Personally, I think I apologize a lot because it makes me seem polite. I may do it in hope that the other person will feel bad and forgive me of this awful thing I did, like spill a little water on the floor or pick up their coffee at Starbucks by accident. In certain settings this won’t hurt me, but in the office this can be a bad move.
“But it seems that if many men are issuing apologies without understanding why, and women are both issuing and demanding apologies with greater frequency, there is an obvious misalignment. This can be dangerous, particularly because of the power relations involved in being the apologizer versus the aggrieved,” writes Alison Fairbrother of Politics Daily.

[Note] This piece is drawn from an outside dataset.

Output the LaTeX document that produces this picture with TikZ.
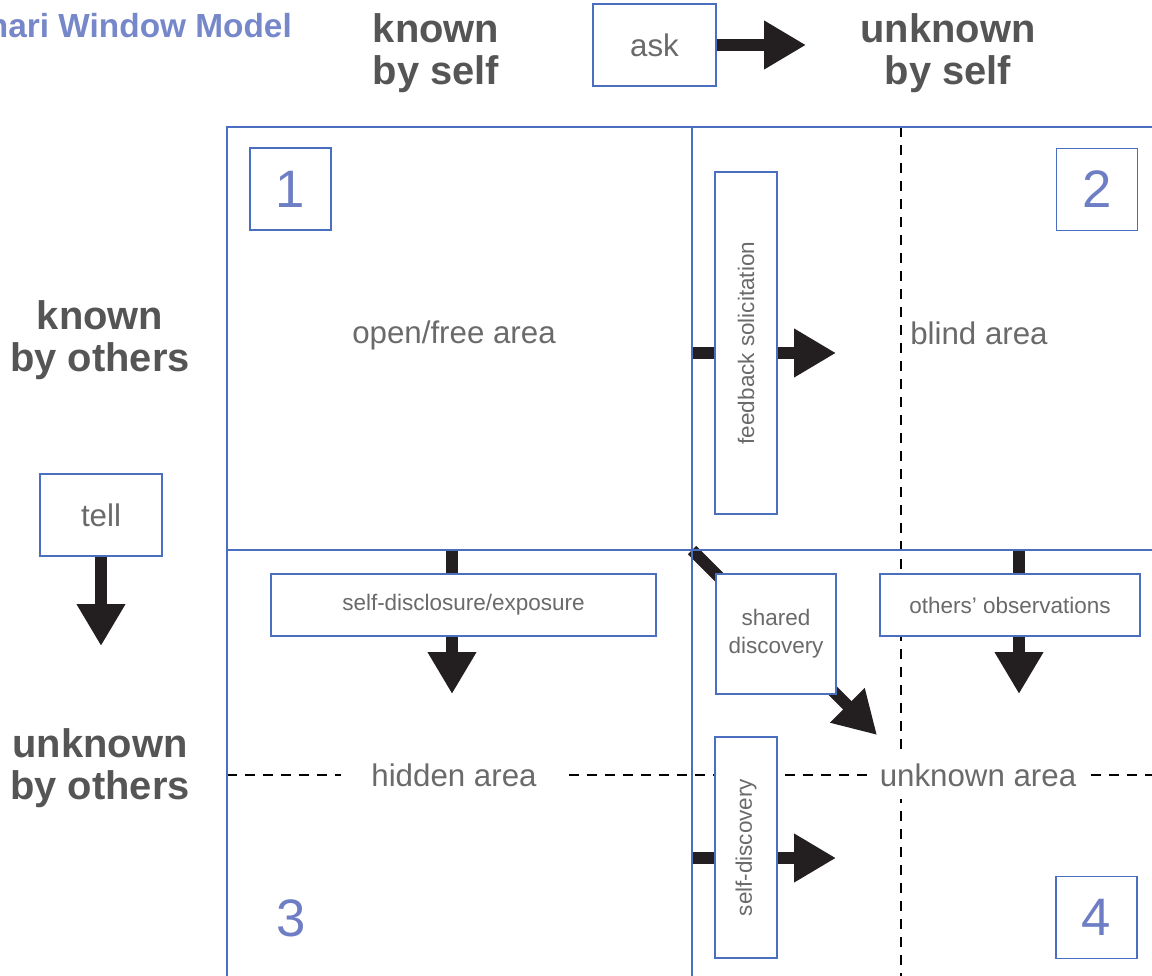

Bottom line: your co-workers will start to respect you less if you’re constantly saying, “I’m sorry.”
So, what can we do to get over this?
1. Keep track of how many times you say “sorry.” Look at when you’re using it, how often, and why. Are there situations that really merit it, or do you act like you killed someone when you step on someone’s foot?
2. Save your “sorries.” Don’t waste a good “I’m sorry” when you forgot to put an extra sugar in your friend’s coffee. Save it for when a friend really needs actual sympathy, because your “sorry” loses value when you overuse it.
3. Say “sorry” in code. Most of us were raised to be polite, so we do feel like we have to apologize when we’re late or when we inconvenience someone. At work, where your “sorry” is detrimental, come up with a different way to say it. If you are late for a meeting try, “Thank you for your patience, I appreciate it.”